A healing space
Researcher Reshma P R’s ‘Green Shelter’ garden at the Kerala University is a green haven, where students can soothe their souls
The ‘Green Shelter’ arranged on the first floor of the botany department, at the Kariavattom campus of the Kerala University is a special place. Bright green leaves of the foliage on earthen and coir-made pots on the balcony provide a dark shade. Hand-woven bamboo stools are placed on the floor layered with white and brown pebbles, glass bottles painted are turned into holders for money plants creeping on the wall — the serene, scenic beauty of this little man-made wonder is unparalleled.
The native foliage has made the department of botany already a green paradise. Their new Viridescent Haven, aka Green Shelter, is the result of department’s PhD scholar Reshma P R’s love for green spaces. The fourth year research scholar came up with the idea of a healing garden as part of her research paper — the role of plants in eliminating indoor air pollution — with the guidance of professor Bindu R Nair.

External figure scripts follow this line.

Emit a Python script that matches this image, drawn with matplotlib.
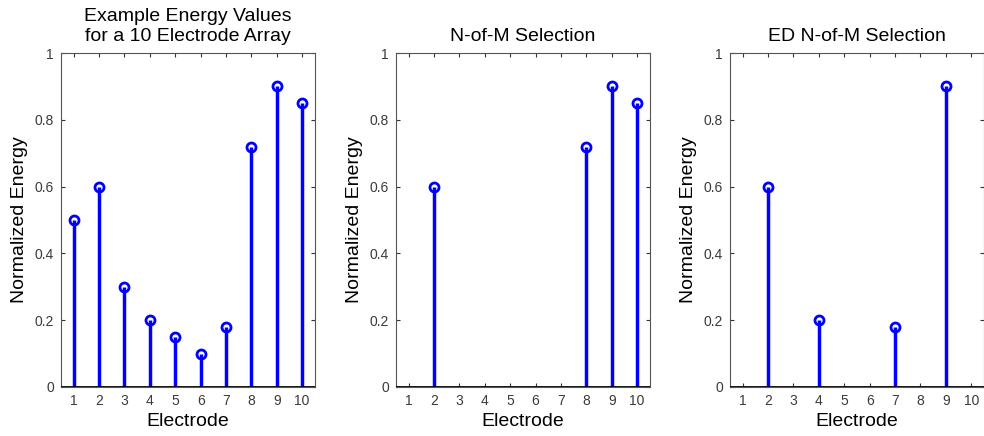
import matplotlib.pyplot as plt

plt.rcParams['font.family'] = ['Liberation Sans', 'DejaVu Sans']

electrodes = [1, 2, 3, 4, 5, 6, 7, 8, 9, 10]
energy_all = [0.5, 0.6, 0.3, 0.2, 0.15, 0.1, 0.18, 0.72, 0.9, 0.85]
nofm_idx = [2, 8, 9, 10]
nofm_val = [0.6, 0.72, 0.9, 0.85]
ed_idx = [2, 4, 7, 9]
ed_val = [0.6, 0.2, 0.18, 0.9]

titles = ["Example Energy Values\nfor a 10 Electrode Array",
          "N-of-M Selection", "ED N-of-M Selection"]
yticks = [0, 0.2, 0.4, 0.6, 0.8, 1]
ytick_labels = ["0", "0.2", "0.4", "0.6", "0.8", "1"]

fig = plt.figure(figsize=(9.84, 4.36), dpi=100)
lefts = [0.062, 0.4024, 0.7419]
data = [(electrodes, energy_all), (nofm_idx, nofm_val), (ed_idx, ed_val)]

for left, (xs, ys), title in zip(lefts, data, titles):
    ax = fig.add_axes([left, 0.1124, 0.258, 0.766])
    ax.vlines(xs, 0, ys, color='#0000ff', lw=2.5, zorder=2)
    ax.plot(xs, ys, 'o', mfc='none', mec='#0000ff', mew=2, ms=6.5, zorder=3)
    ax.axhline(0, color='black', lw=2, zorder=4)
    ax.set_xlim(0.5, 10.5)
    ax.set_ylim(0, 1)
    ax.set_xticks(electrodes)
    ax.set_yticks(yticks)
    ax.set_yticklabels(ytick_labels)
    ax.tick_params(direction='in', top=True, right=True, length=3,
                   labelsize=10, labelcolor='#3a3a3a', color='#333333',
                   pad=5)
    for s in ax.spines.values():
        s.set_color('#555555')
    ax.set_title(title, fontsize=14, pad=9)
    ax.set_xlabel("Electrode", fontsize=14, labelpad=4)
    ax.set_ylabel("Normalized Energy", fontsize=14, labelpad=5)

fig.savefig("out.png", dpi=100)
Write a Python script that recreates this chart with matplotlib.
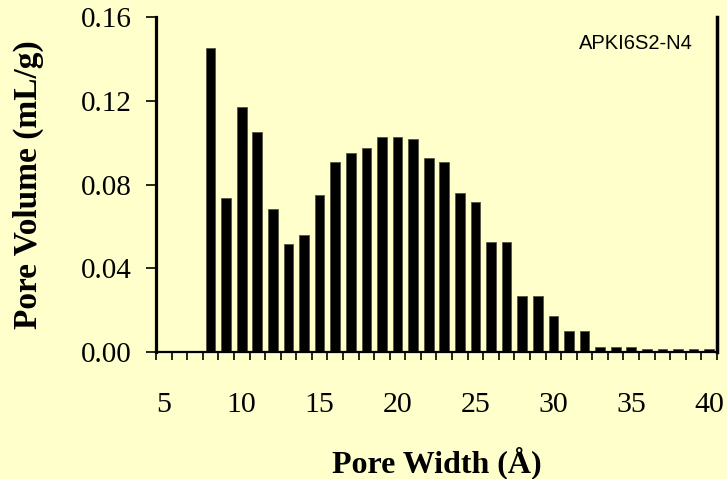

The healing gardens are a need of the hour as the stress levels increase in our day-to-day lives, says Reshma, who started working on the garden in 2016. “The healing garden is a common concept in foreign countries, especially in hospitals, meditative centres, education institutions etc. Our country lacks such spaces. As part of my research study I found that indoor plants have the power to eliminate pollutants like formaldehyde compounds from the air and purify air and increase oxygen. I did my MPhil on landscaping and gardening. The idea was always in my mind and my guide Bindu helped me structure it with the support of scientific evidence,” adds Reshma, who completed the project two weeks ago with funds from the university.
The Viridescent Garden follows a green protocol. A door made of bamboo sticks welcomes everyone to this little heaven of 50 sqft near the department library. Plants such as spider lily, snake plants, lucky bamboo, arroweed, money plant etc are abundant on the vertical garden set on a half-cut bamboo trellis. The main attraction of the space is the small table-top fountain.
“Detach from your mobile phones and relax in this space for a minimum of half-hour. You will feel refreshed. The flowing sound of water soothes our stressed mind too,” says Bindu. It was not an easy job for Reshma to find the right objects to finish her healing garden. But the positive feedback comforts her. “We are also analysing the results with the help of the students who visit the space continuously,” says Reshma.
All elements in the garden have been scientifically proven to soothe the mind, she adds. “The space is rich with sunlight, air, water, earth and foliage. Walking barefoot on the pebbles is good for the neuro system and helps manage high blood pressure. Spending time in these kinds of spaces is good for mental well being. That said, as our campus follows green protocol, I created the garden using eco-friendly and reusable materials.
Everyone can set similar small spaces in their houses even if you have a small balcony too,” she says. Reshma plans to take it as a consultancy project after her PhD, as she is now flooded with inquiries. She says the healing gardens will be a suitable addition in hospitals in our country.